Posted by · 10:30 am · January 23rd, 2007

After a few weeks of frigid, citrus terrorizing temperatures, if you step outside this morning in Los Angeles, it’s a beautiful, cloudless, sunny day. But it’s a little sunnier for those who were greeted with Oscar nominations, whether expected or unexpected. I had the opportunity to talk with a few of the lucky souls who’ve had the pleasure of fielding phone call after phone call this morning. Here’s what they had to say.

Lots of happiness in the Fox Searchlight camp today, as the little film that could, “Little Miss Sunshine” made its way to four Oscar nominations including Best Picture and, not surprisingly, Best Original Screenplay for Michael Arndt. I called Michael around 7:45 this morning to get his reaction, and he was still the same modest fellow I spoke to face to face over the weekend.

“I knew that there were a lot of people out there who loved the film,” he told me, “but this is the ultimate validation of the idea that the film industry is democratic. A year ago we were hoping to get a distribution deal and now we have four Oscar nominations.”

Michael says he went to sleep pretty easily (and who wouldn’t, in his shoes), but that didn’t stop him from waking up at three o’clock and suffering insomnia throughout the rest of the early morning hours. Suffice it to say, he was wide awake when he heard his name called this morning.

Best Supporting Actor nominee Jackie Earle Haley (“Little Children”) has to be the happiest guy in the business this morning. “I think I’d have to agree with you on that,” he told me, calling from his home in San Antonio. “This is just unbelievably crazy. They need to invent a few more words, because every adjective, this is just a little bit better.”

The most adorable and giddy Oscar nominee you could expect to talk to, Haley was clearly on cloud nine, even hitting bouts of speechlessness during our conversation. Funnily enough, even in the central time zone, Jackie was asleep when the announcement hit. His wife ran into the bedroom screaming and crying, “You got it!” “We just hugged each other and cried for, like, five minutes,” Haley said.

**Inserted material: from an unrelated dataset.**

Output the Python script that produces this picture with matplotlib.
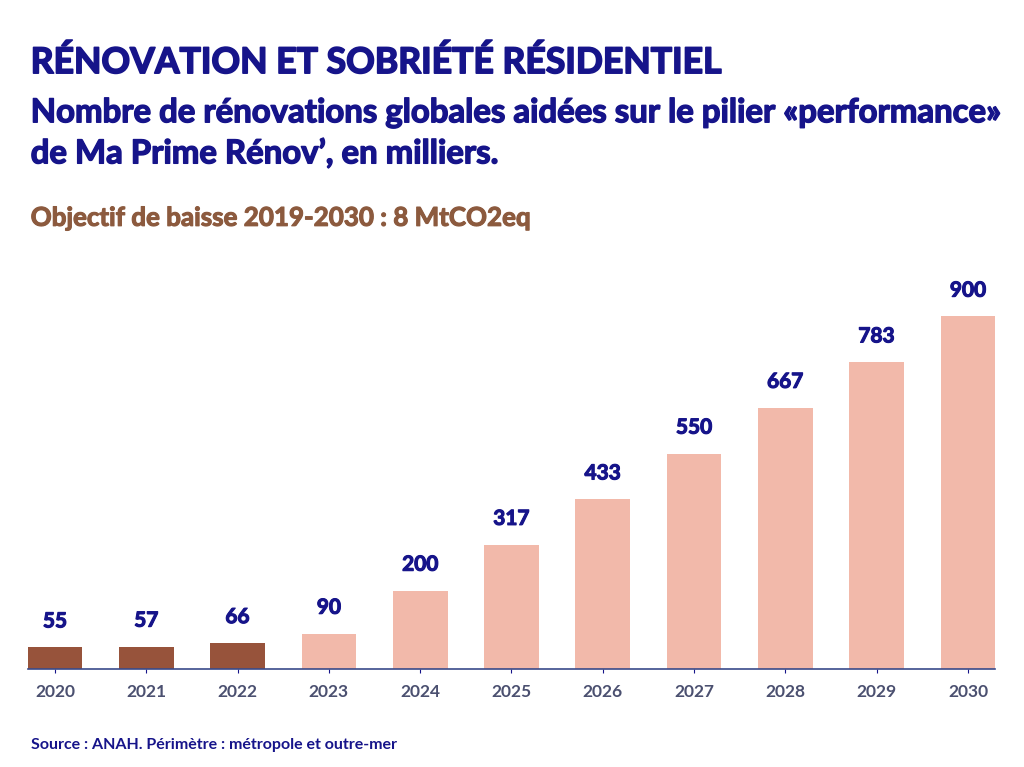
import matplotlib.pyplot as plt
import matplotlib.patheffects as pe
import numpy as np

years = ["2020", "2021", "2022", "2023", "2024", "2025", "2026", "2027", "2028", "2029", "2030"]
values = [55, 57, 66, 90, 200, 317, 433, 550, 667, 783, 900]
n_actual = 3  # 2020-2022 realised, the rest are targets

navy = "#16148a"
brown = "#97533b"
pink = "#f2b9aa"

plt.rcParams['font.family'] = ['Lato', 'DejaVu Sans']


def thick(c, w=0.9):
    return [pe.withStroke(linewidth=w, foreground=c)]


fig = plt.figure(figsize=(10.24, 7.67), dpi=100)
ax = fig.add_axes([0.027, 0.128, 0.945, 0.49])

x = np.arange(len(years))
colors = [brown if i < n_actual else pink for i in range(len(years))]
ax.bar(x, values, width=0.6, color=colors)

for xi, v in zip(x, values):
    ax.text(xi, v + 66, str(v), ha="center", va="center", fontsize=15,
            fontweight="bold", color=navy, path_effects=thick(navy, 0.8))

ax.set_xticks(x)
ax.set_xticklabels(years, fontsize=12.5, fontweight="bold", color="#4b5070")
ax.tick_params(axis="x", length=3, color=navy, pad=8)
ax.set_yticks([])
ax.set_ylim(0, 960)
ax.set_xlim(-0.3, len(years) - 0.7)
for s in ["top", "right", "left"]:
    ax.spines[s].set_visible(False)
ax.spines["bottom"].set_color("#3a4a8a")
ax.spines["bottom"].set_linewidth(1.2)

fig.text(0.03, 0.919, "RÉNOVATION ET SOBRIÉTÉ RÉSIDENTIEL", fontsize=25.6,
         fontweight="bold", color=navy, va="center", path_effects=thick(navy, 1.2))
fig.text(0.03, 0.853, "Nombre de rénovations globales aidées sur le pilier «performance»",
         fontsize=23.7, fontweight="bold", color=navy, va="center",
         path_effects=thick(navy, 1.0))
fig.text(0.03, 0.800, "de Ma Prime Rénov’, en milliers.", fontsize=23.7,
         fontweight="bold", color=navy, va="center", path_effects=thick(navy, 1.0))
fig.text(0.03, 0.716, "Objectif de baisse 2019-2030 : 8 MtCO2eq", fontsize=18.7,
         fontweight="bold", color="#8c5a3e", va="center",
         path_effects=thick("#8c5a3e", 0.8))
fig.text(0.03, 0.029, "Source : ANAH. Périmètre : métropole et outre-mer",
         fontsize=11.5, fontweight="bold", color=navy, va="center")

fig.savefig("out.png", dpi=100)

One of today’s nominees was actually surprisingly snubbed for his work on “Good Night, and Good Luck.” last year, film editor Stephen Mirrione. Mirrione and Douglas Crise shared one of “Babel”‘s seven nominations this morning.

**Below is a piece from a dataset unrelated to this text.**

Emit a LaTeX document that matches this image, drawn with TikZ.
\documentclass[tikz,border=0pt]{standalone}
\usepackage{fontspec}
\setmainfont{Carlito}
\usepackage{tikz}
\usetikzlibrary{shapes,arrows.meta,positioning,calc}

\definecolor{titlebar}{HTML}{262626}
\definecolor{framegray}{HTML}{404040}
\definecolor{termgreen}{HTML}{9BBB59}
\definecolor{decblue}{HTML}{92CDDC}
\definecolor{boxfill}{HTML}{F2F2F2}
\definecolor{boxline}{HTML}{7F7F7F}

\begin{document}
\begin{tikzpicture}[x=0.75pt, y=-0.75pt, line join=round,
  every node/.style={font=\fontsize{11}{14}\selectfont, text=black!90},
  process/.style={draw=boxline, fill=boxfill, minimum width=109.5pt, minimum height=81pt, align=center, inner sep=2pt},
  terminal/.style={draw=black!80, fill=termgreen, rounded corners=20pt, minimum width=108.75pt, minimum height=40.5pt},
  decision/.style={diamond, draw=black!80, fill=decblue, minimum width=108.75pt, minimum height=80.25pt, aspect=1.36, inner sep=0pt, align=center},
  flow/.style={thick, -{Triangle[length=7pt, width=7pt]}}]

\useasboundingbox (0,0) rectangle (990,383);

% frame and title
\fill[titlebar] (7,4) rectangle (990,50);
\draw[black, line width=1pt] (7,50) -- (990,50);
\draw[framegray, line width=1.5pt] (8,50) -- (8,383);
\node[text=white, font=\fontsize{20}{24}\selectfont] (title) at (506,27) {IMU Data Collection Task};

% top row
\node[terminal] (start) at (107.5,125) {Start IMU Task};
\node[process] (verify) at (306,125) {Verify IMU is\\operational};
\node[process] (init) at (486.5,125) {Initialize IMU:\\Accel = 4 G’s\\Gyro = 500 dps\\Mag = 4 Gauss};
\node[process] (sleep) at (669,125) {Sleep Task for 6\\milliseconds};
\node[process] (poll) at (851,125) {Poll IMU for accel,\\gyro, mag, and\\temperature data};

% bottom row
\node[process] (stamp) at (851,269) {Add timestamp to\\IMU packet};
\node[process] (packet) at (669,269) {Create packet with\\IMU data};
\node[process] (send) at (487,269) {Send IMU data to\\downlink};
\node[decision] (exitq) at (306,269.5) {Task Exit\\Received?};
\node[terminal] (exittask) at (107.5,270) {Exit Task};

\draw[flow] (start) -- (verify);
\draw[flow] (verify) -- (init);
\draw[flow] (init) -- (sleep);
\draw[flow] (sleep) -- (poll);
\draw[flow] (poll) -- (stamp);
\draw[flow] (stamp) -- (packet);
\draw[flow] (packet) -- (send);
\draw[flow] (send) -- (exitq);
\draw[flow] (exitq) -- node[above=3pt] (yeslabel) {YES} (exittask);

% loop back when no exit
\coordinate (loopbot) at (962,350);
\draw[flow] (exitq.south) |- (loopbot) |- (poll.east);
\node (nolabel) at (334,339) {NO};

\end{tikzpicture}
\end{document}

“The types of movies I gravitate towards aren’t really mainstream movies,” he told me via telephone shortly after the nominations were announced. “So I’m pleasantly surprised when they become so widely accepted, even if I know the material I’m working with is exceptional. And I owe a lot to wonderful performances.”

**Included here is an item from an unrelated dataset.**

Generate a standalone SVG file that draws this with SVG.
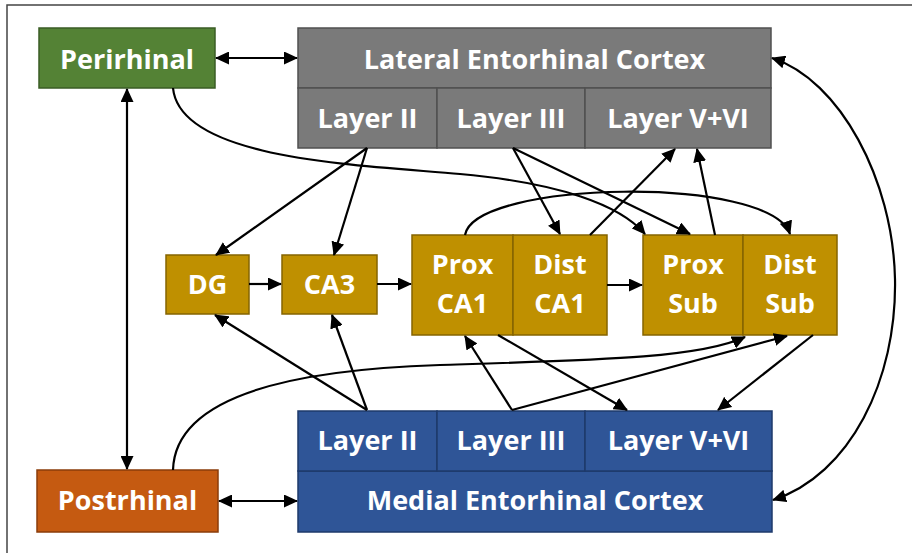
<svg xmlns="http://www.w3.org/2000/svg" width="912" height="553" viewBox="0 0 912 553">
  <defs>
    <marker id="arr" viewBox="0 0 14 13" refX="13" refY="6.5" markerWidth="14" markerHeight="13" markerUnits="userSpaceOnUse" orient="auto-start-reverse">
      <path d="M0,0 L14,6.5 L0,13 z" fill="#000"/>
    </marker>
  </defs>
  <style>
    text { font-family: "Open Sans", "Noto Sans", "Liberation Sans", sans-serif; font-weight: 700; font-size: 27px; fill: #fff; text-anchor: middle; }
    .green { fill: #548235; stroke: #3a5c24; stroke-width: 1.5; }
    .gray { fill: #7a7a7a; stroke: #505050; stroke-width: 1.5; }
    .gold { fill: #BF9000; stroke: #856400; stroke-width: 1.5; }
    .blue { fill: #2F5597; stroke: #1e3a6b; stroke-width: 1.5; }
    .orange { fill: #C55A11; stroke: #8a3d0a; stroke-width: 1.5; }
    .c { fill: none; stroke: #000; stroke-width: 2.2; marker-end: url(#arr); }
    .d { marker-start: url(#arr); }
  </style>
  <rect x="0" y="0" width="912" height="553" fill="#fff"/>
  <path d="M7,553 L7,5 L912,5" fill="none" stroke="#444" stroke-width="1.5"/>

  <g id="perirhinal">
    <rect class="green" x="39" y="28" width="176" height="60"/>
    <text x="127" y="69">Perirhinal</text>
  </g>
  <g id="postrhinal">
    <rect class="orange" x="37" y="470" width="181" height="62"/>
    <text x="127.5" y="510">Postrhinal</text>
  </g>
  <g id="lateral-ec">
    <rect class="gray" x="298" y="28" width="473" height="60"/>
    <text x="534.5" y="69">Lateral Entorhinal Cortex</text>
  </g>
  <g id="lec-layer2">
    <rect class="gray" x="298" y="88" width="139" height="60"/>
    <text x="367.5" y="128">Layer II</text>
  </g>
  <g id="lec-layer3">
    <rect class="gray" x="437" y="88" width="148" height="60"/>
    <text x="511" y="128">Layer III</text>
  </g>
  <g id="lec-layer56">
    <rect class="gray" x="585" y="88" width="186" height="60"/>
    <text x="678" y="128">Layer V+VI</text>
  </g>
  <g id="medial-ec">
    <rect class="blue" x="298" y="471" width="474" height="61"/>
    <text x="535" y="510">Medial Entorhinal Cortex</text>
  </g>
  <g id="mec-layer2">
    <rect class="blue" x="298" y="411" width="139" height="60"/>
    <text x="367.5" y="450">Layer II</text>
  </g>
  <g id="mec-layer3">
    <rect class="blue" x="437" y="411" width="148" height="60"/>
    <text x="511" y="450">Layer III</text>
  </g>
  <g id="mec-layer56">
    <rect class="blue" x="585" y="411" width="187" height="60"/>
    <text x="678.5" y="450">Layer V+VI</text>
  </g>
  <g id="dg">
    <rect class="gold" x="166" y="255" width="83" height="59"/>
    <text x="207.5" y="294">DG</text>
  </g>
  <g id="ca3">
    <rect class="gold" x="282" y="255" width="95" height="59"/>
    <text x="329.5" y="294">CA3</text>
  </g>
  <g id="prox-ca1">
    <rect class="gold" x="412" y="235" width="101" height="100"/>
    <text x="462.5" y="274">Prox</text>
    <text x="462.5" y="313">CA1</text>
  </g>
  <g id="dist-ca1">
    <rect class="gold" x="513" y="235" width="94" height="100"/>
    <text x="560" y="274">Dist</text>
    <text x="560" y="313">CA1</text>
  </g>
  <g id="prox-sub">
    <rect class="gold" x="643" y="235" width="100" height="100"/>
    <text x="693" y="274">Prox</text>
    <text x="693" y="313">Sub</text>
  </g>
  <g id="dist-sub">
    <rect class="gold" x="743" y="235" width="94" height="100"/>
    <text x="790" y="274">Dist</text>
    <text x="790" y="313">Sub</text>
  </g>

  <g id="connectors">
    <path class="c d" d="M216,58 L297,58"/>
    <path class="c d" d="M219,501 L297,501"/>
    <path class="c d" d="M127,89 L127,469"/>
    <path class="c d" d="M772,58 C840,80 893,180 895,279 C897,380 850,475 773,500"/>
    <path class="c" d="M173,88 C180,160 360,165 460,174 C560,183 620,205 645,234"/>
    <path class="c" d="M173,470 C175,400 280,370 440,365 C600,360 700,358 745,337"/>
    <path class="c" d="M367,148 L216,255"/>
    <path class="c" d="M367,148 L334,255"/>
    <path class="c" d="M513,148 L560,234"/>
    <path class="c" d="M513,148 L690,234"/>
    <path class="c" d="M590,235 L675,149"/>
    <path class="c" d="M715,235 L697,149"/>
    <path class="c" d="M249,284 L281,284"/>
    <path class="c" d="M377,284 L411,284"/>
    <path class="c" d="M607,285 L642,285"/>
    <path class="c" d="M465,235 C475,180 770,175 790,234"/>
    <path class="c" d="M367,410 L215,315"/>
    <path class="c" d="M367,410 L332,315"/>
    <path class="c" d="M512,410 L465,336"/>
    <path class="c" d="M512,410 L787,336"/>
    <path class="c" d="M498,335 L627,410"/>
    <path class="c" d="M813,335 L718,410"/>
  </g>
</svg>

Crise has served as Mirrione’s first assistant editors for ten years. This year he got the bump to co-editor because “Babel” started shooting before Mirrione had finished work on “Good Night, and Good Luck.” Now the longtime collaborators get to share in the spoils of an Oscar nomination together.

Another nominee who has felt the sting of Oscar’s avoidance is Patrick Marber, nominated today for his adapted screenplay “Notes on a Scandal,” based on the novel by Zoe Heller. In fact, when Marber failed to score a WGA nomination for his work two weeks ago, he says it felt exactly how the circumstance of “Closer” played out in 2004, for which he received BAFTA and Golden Globe nominations, but found no such luck with the guild and with the Academy. Suffice it to say, he was pleasantly surprised this morning.

“Being nominated is a lot more fun than not being nominated,” he told me, calling from London. “You suddenly get lots of phone calls from people you haven’t spoken to in years. And it’s huge for us, for the film, to get four nominations. Judi and I texted each other, and I got a one word email from Zoe: ‘Yay.’ She’s always to the point.”

Finally, one of the big stories of the morning was Picturehouse’s six nomination haul for Guillermo del Toro’s “Pan’s Labyrinth.” Hitting the ground running in its inaugural year, Picturehouse had two critically lauded efforts hit screens in “Pan’s” and director Robert Altman’s “A Prairie Home Companion.” Picturehouse president Bob Berney concedes that it was a shame not to land at least one mention for Altman’s golden-hued, poignant swansong, but it was bittersweet considering the surprising glut of appreciation thrown the way of “Pan’s Labyrinth.”

“We decided to come out at the very end, but to do that, you have to know you’ve got a great film,” he told me earlier this morning. “It’s cool to get these broader nominations outside of the foreign film category, because this really is such a group effort. You get a lot of energy from this film and it just takes you back to the joy of movies.”

Berney conceded that a lesson learned in this introductory year for his studio was the subtlety of positioning your film as an underdog. The strategy paid off in spades this morning, and the president affirms that he and his team are ready to do it all over again next Oscar season.